On the D21 oil pan the lower portion will not have enough height to clear your new rear sump setup - begin by cutting directly where the sump of the oil pan meets the lower portion so you're left with a large, rectangular shape open.
Make the same cut on the KA24DE oil pan.
Now you should have 3 pieces that we're going to need to all join together.
Begin with welding the KA24DE baffle to the D21 oil pan that has the sump part still attached - Make sure your placement is correct to ensure this will be a rear sump setup to clear the cross member. Only weld the outside of the pan itself, the inside will not require it and doing so will lead to problems when you make up your rear sump.
Now you can place the oil pan on the block itself to see how it's going to look for fitment.
Ensure your pan is clear of any debris from welding/grinding prior to any fitment to the block itself - you can wash it, or blow it out with compressed air.
At this time you will want to begin seeing how you're going to create your rear sump to ensure you have enough height when you weld the final piece to the oil pan.
Begin by taking your old KA24DE oil sump and cut off the pipe connecting to the oil pick-up leaving about 1in of pipe to work with.
On the crank girdle you will notice further down there is a bolt hole where it will now connect to for your rear sump - connect it to this for now.
Where your previous sump connected to the oil pump cut off the pipe leaving approx. 1/4-1/2in of pipe remaining - cut at a 30-40° angle towards the rear.
Next you're going to want the same size steel pipe (do not use the old EGR pipe, there's too much carbon) and begin reviewing how you're going to join the two pieces - I recommend using the acetylene torch with some wire much the same way you'd use a soldering gun.
Upon each weld you make on the rear sump - air cool for 20-30sec then dunk in water to retain steel strength.
Once fully welded up and keeping as low as possible for the oil pan clearance remove your new rear sump and check for vacuum to ensure there are no leaks.
Oil Pan pt.2
Now that your rear sump is finished have it bolted to the block and place your new oil pan over top as it would when fully finished.
You can now see how you're going to weld on the final piece to ensure you have a fully operational oil pan - you can weld it either as a full piece or cut into 2 pieces length-wise to achieve this.
Check for leaks with a bit of gasoline in the pan - once confirmed, clean the pan once more and attach to your block.
Photos coming soon.
The engine mounts I used, I purchased from ]2eDeYe and was very pleased with the overall build quality, however, like everything in this swap it will require some modification to work as well.
The passenger side mount requires no modification and can be left alone.
The drivers side mount does require some slight modification to work.
Begin with bolting your mount to the block itself - tighten all the bolts to ensure the mount isn't going to move while you're working on it.

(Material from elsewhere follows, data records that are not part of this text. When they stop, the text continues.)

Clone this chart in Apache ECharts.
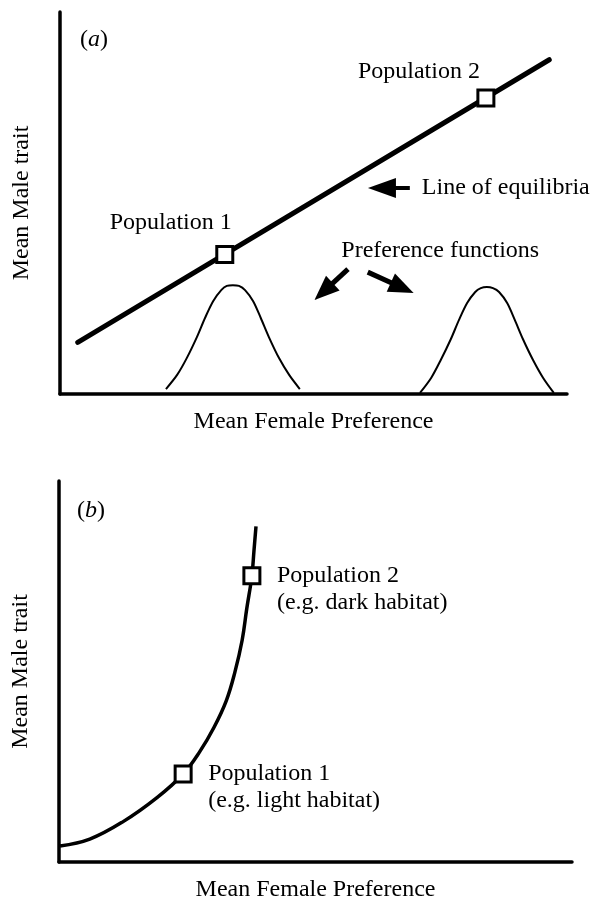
<!DOCTYPE html>
<html>
<head>
<meta charset="utf-8">
<script src="https://cdn.jsdelivr.net/npm/echarts@6/dist/echarts.min.js"></script>
<style>
  html, body { margin: 0; padding: 0; background: #fff; }
  #chart { width: 602px; height: 903px; }
</style>
</head>
<body>
<div id="chart"></div>
<script>
// ---------- data (arbitrary units, 0..10 on both axes) ----------
// Panel (a)
const axisTitleX = 'Mean Female Preference';
const axisTitleY = 'Mean Male trait';
const lineOfEquilibria = [[0.35, 1.35], [9.65, 8.75]];
const prefFunction1 = [[2.09,0.13],[2.31,0.50],[2.50,0.94],[2.70,1.49],[2.86,1.99],[3.02,2.43],[3.18,2.72],[3.29,2.83],[3.41,2.85],[3.53,2.83],[3.65,2.72],[3.81,2.43],[3.96,1.99],[4.12,1.49],[4.32,0.94],[4.52,0.50],[4.73,0.13]];
const prefFunction2 = [[7.10,0.03],[7.32,0.42],[7.51,0.89],[7.71,1.44],[7.87,1.94],[8.03,2.38],[8.19,2.67],[8.30,2.77],[8.42,2.80],[8.54,2.77],[8.66,2.67],[8.82,2.38],[8.97,1.94],[9.13,1.44],[9.33,0.89],[9.53,0.42],[9.74,0.03]];
const populationsA = [[3.25, 3.65], [8.40, 7.75]];
const populationNamesA = ['Population 1', 'Population 2'];
// arrows: [from, to(head centre)]
const arrowEquilibria = [[6.90, 5.39], [6.35, 5.39]];
const arrowPref1 = [[5.68, 3.27], [5.20, 2.68]];
const arrowPref2 = [[6.07, 3.19], [6.75, 2.78]];
const textEquilibria = 'Line of equilibria';
const textPref = 'Preference functions';

// Panel (b)
const curveB = [[0.02,0.42],[0.60,0.60],[1.25,1.06],[1.91,1.69],[2.42,2.31],[2.75,2.91],[3.02,3.53],[3.26,4.23],[3.43,4.99],[3.57,5.82],[3.66,6.65],[3.76,7.51],[3.80,8.16],[3.84,8.81]];
const populationsB = [[2.42, 2.31], [3.76, 7.51]];
const populationNamesB = ['Population 1\n(e.g. light habitat)', 'Population 2\n(e.g. dark habitat)'];

// ---------- styling ----------
const FONT = 'Liberation Serif';
const BLACK = '#000';
const textStyle = { fontFamily: FONT, fontSize: 24, color: BLACK };

function xAxisCfg(gridIndex) {
  return {
    type: 'value', gridIndex, min: 0, max: 10,
    axisLine: { show: true, onZero: false, lineStyle: { color: BLACK, width: 3.5 } },
    axisTick: { show: false }, axisLabel: { show: false }, splitLine: { show: false },
    name: axisTitleX, nameLocation: 'middle', nameGap: 16, nameTextStyle: textStyle
  };
}
function yAxisCfg(gridIndex) {
  return {
    type: 'value', gridIndex, min: 0, max: 10,
    axisLine: { show: true, onZero: false, lineStyle: { color: BLACK, width: 3.5 } },
    axisTick: { show: false }, axisLabel: { show: false }, splitLine: { show: false },
    name: axisTitleY, nameLocation: 'middle', nameGap: 26, nameRotate: 90, nameTextStyle: textStyle
  };
}

const squareStyle = { color: '#fff', borderColor: BLACK, borderWidth: 3, opacity: 1 };
const richPanel = {
  p: { fontFamily: FONT, fontSize: 24, fill: BLACK },
  i: { fontFamily: FONT, fontSize: 24, fontStyle: 'italic', fill: BLACK }
};

const option = {
  animation: false,
  backgroundColor: '#fff',
  grid: [
    { left: 60, top: 12, width: 507, height: 382 },
    { left: 59, top: 481, width: 513, height: 385 }
  ],
  xAxis: [xAxisCfg(0), xAxisCfg(1)],
  yAxis: [yAxisCfg(0), yAxisCfg(1)],
  series: [
    {
      type: 'line', xAxisIndex: 0, yAxisIndex: 0, data: lineOfEquilibria,
      symbol: 'none', lineStyle: { color: BLACK, width: 5, cap: 'round' }, silent: true, z: 2,
      markLine: {
        silent: true, animation: false,
        symbol: ['none', 'triangle'],
        label: { show: false },
        lineStyle: { type: 'solid', color: BLACK, width: 4 },
        data: [
          [{ coord: arrowEquilibria[0], symbolSize: 1 }, { coord: arrowEquilibria[1], symbolSize: [20, 28] }],
          [{ coord: arrowPref1[0], symbolSize: 1, lineStyle: { width: 5 } }, { coord: arrowPref1[1], symbolSize: [20, 25] }],
          [{ coord: arrowPref2[0], symbolSize: 1, lineStyle: { width: 5 } }, { coord: arrowPref2[1], symbolSize: [20, 25] }]
        ]
      }
    },
    {
      type: 'line', xAxisIndex: 0, yAxisIndex: 0, data: prefFunction1, smooth: 0.3,
      symbol: 'none', lineStyle: { color: BLACK, width: 2 }, silent: true
    },
    {
      type: 'line', xAxisIndex: 0, yAxisIndex: 0, data: prefFunction2, smooth: 0.3,
      symbol: 'none', lineStyle: { color: BLACK, width: 2 }, silent: true
    },
    {
      type: 'scatter', xAxisIndex: 0, yAxisIndex: 0, z: 5, silent: true,
      symbol: 'rect', symbolSize: 16, itemStyle: squareStyle,
      data: populationsA.map((v, i) => ({
        value: v, name: populationNamesA[i],
        label: { show: true, position: 'inside', formatter: '{b}', align: 'center', verticalAlign: 'middle',
          offset: i === 0 ? [-54, -32] : [-67, -26], opacity: 1, ...textStyle }
      }))
    },
    {
      type: 'line', xAxisIndex: 1, yAxisIndex: 1, data: curveB, smooth: 0.4,
      symbol: 'none', lineStyle: { color: BLACK, width: 3.5 }, silent: true
    },
    {
      type: 'scatter', xAxisIndex: 1, yAxisIndex: 1, z: 5, silent: true,
      symbol: 'rect', symbolSize: 16, itemStyle: squareStyle,
      data: populationsB.map((v, i) => ({
        value: v, name: populationNamesB[i],
        label: { show: true, position: 'inside', formatter: '{b}', align: 'left', verticalAlign: 'top',
          offset: [25, -13.5], lineHeight: 27, opacity: 1, ...textStyle }
      }))
    }
  ]
};

const chart = echarts.init(document.getElementById('chart'), null, { renderer: 'canvas' });
chart.setOption(option);
// free-standing annotation texts anchored to data coordinates
const pEq = chart.convertToPixel({ gridIndex: 0 }, arrowEquilibria[0]);
const pPref = chart.convertToPixel({ gridIndex: 0 }, [7.50, 3.76]);
const txt = (x, y, text, align) => ({
  type: 'text', x, y,
  style: { text, fill: BLACK, fontFamily: FONT, fontSize: 24, align: align || 'left', verticalAlign: 'middle', rich: richPanel }
});
chart.setOption({
  graphic: [
    txt(80, 40, '{p|(}{i|a}{p|)}'),
    txt(77, 511, '{p|(}{i|b}{p|)}'),
    txt(pEq[0] + 12, pEq[1], textEquilibria),
    txt(pPref[0], pPref[1], textPref, 'center')
  ]
});
</script>
</body>
</html>
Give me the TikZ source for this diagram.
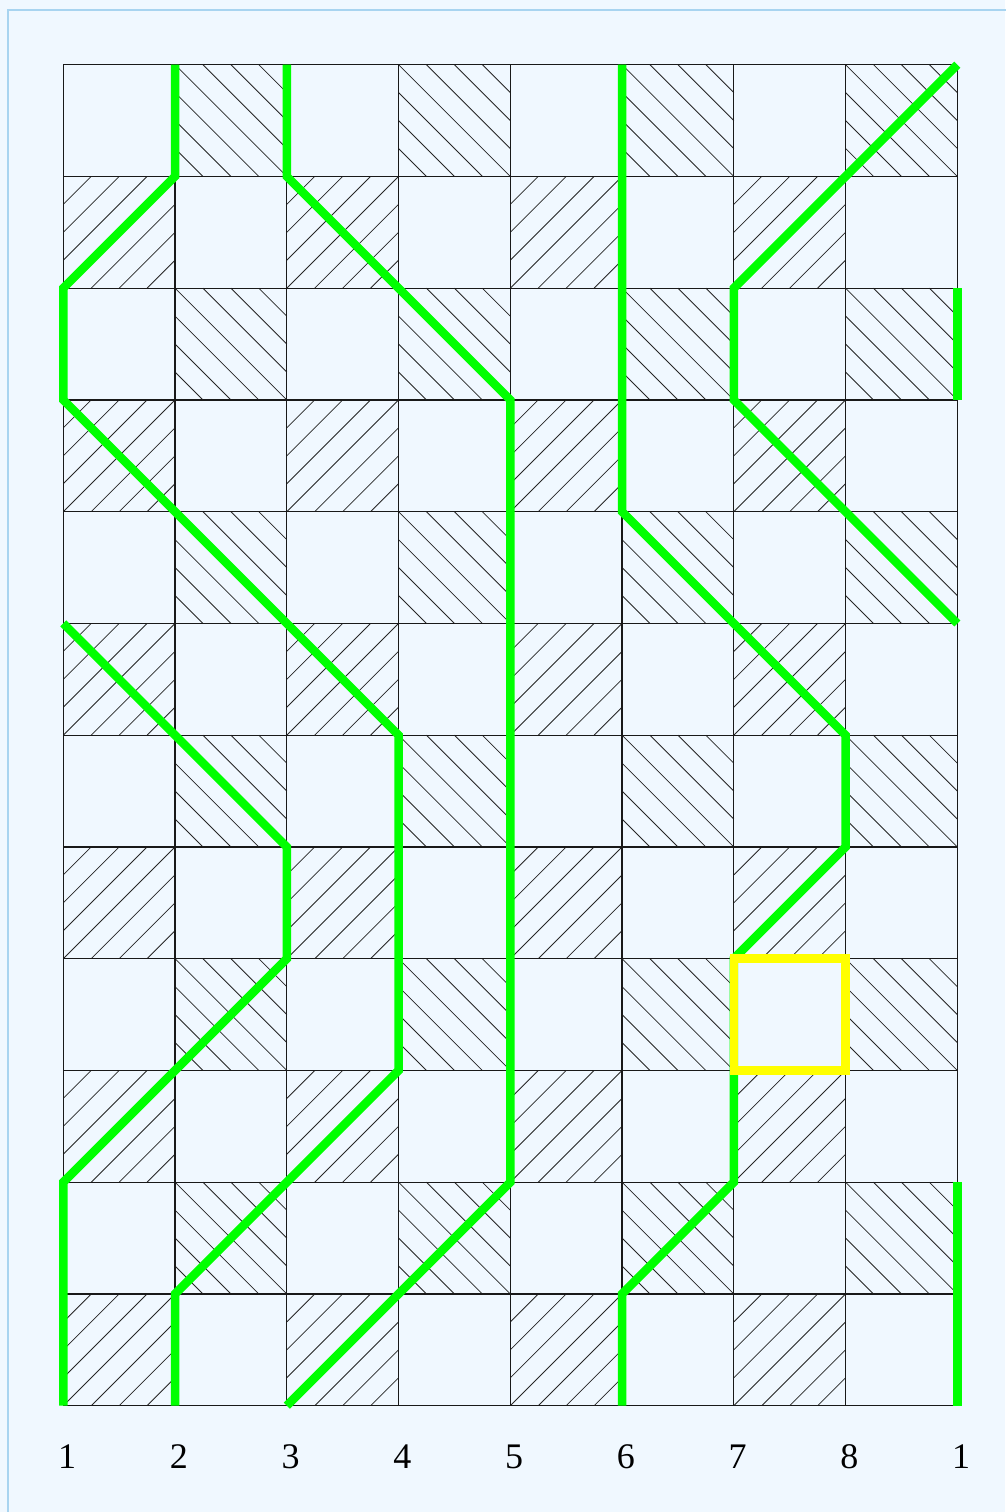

Using an acetylene torch heat both sides of the mount 1/2 down until it begins to glow, and then hit with a hammer until the lower portion shifts 1/2-1in towards the front of the block.
Unbolt with a socket wrench with extension (it will be still hot)
Grab with a pair of pliers and dunk in water to ensure the structure of the steel is still retained.
If it needs to move anymore once you've begun your engine installation simply use a breaker bar to push into place - as long as it's not more than 1/4in out.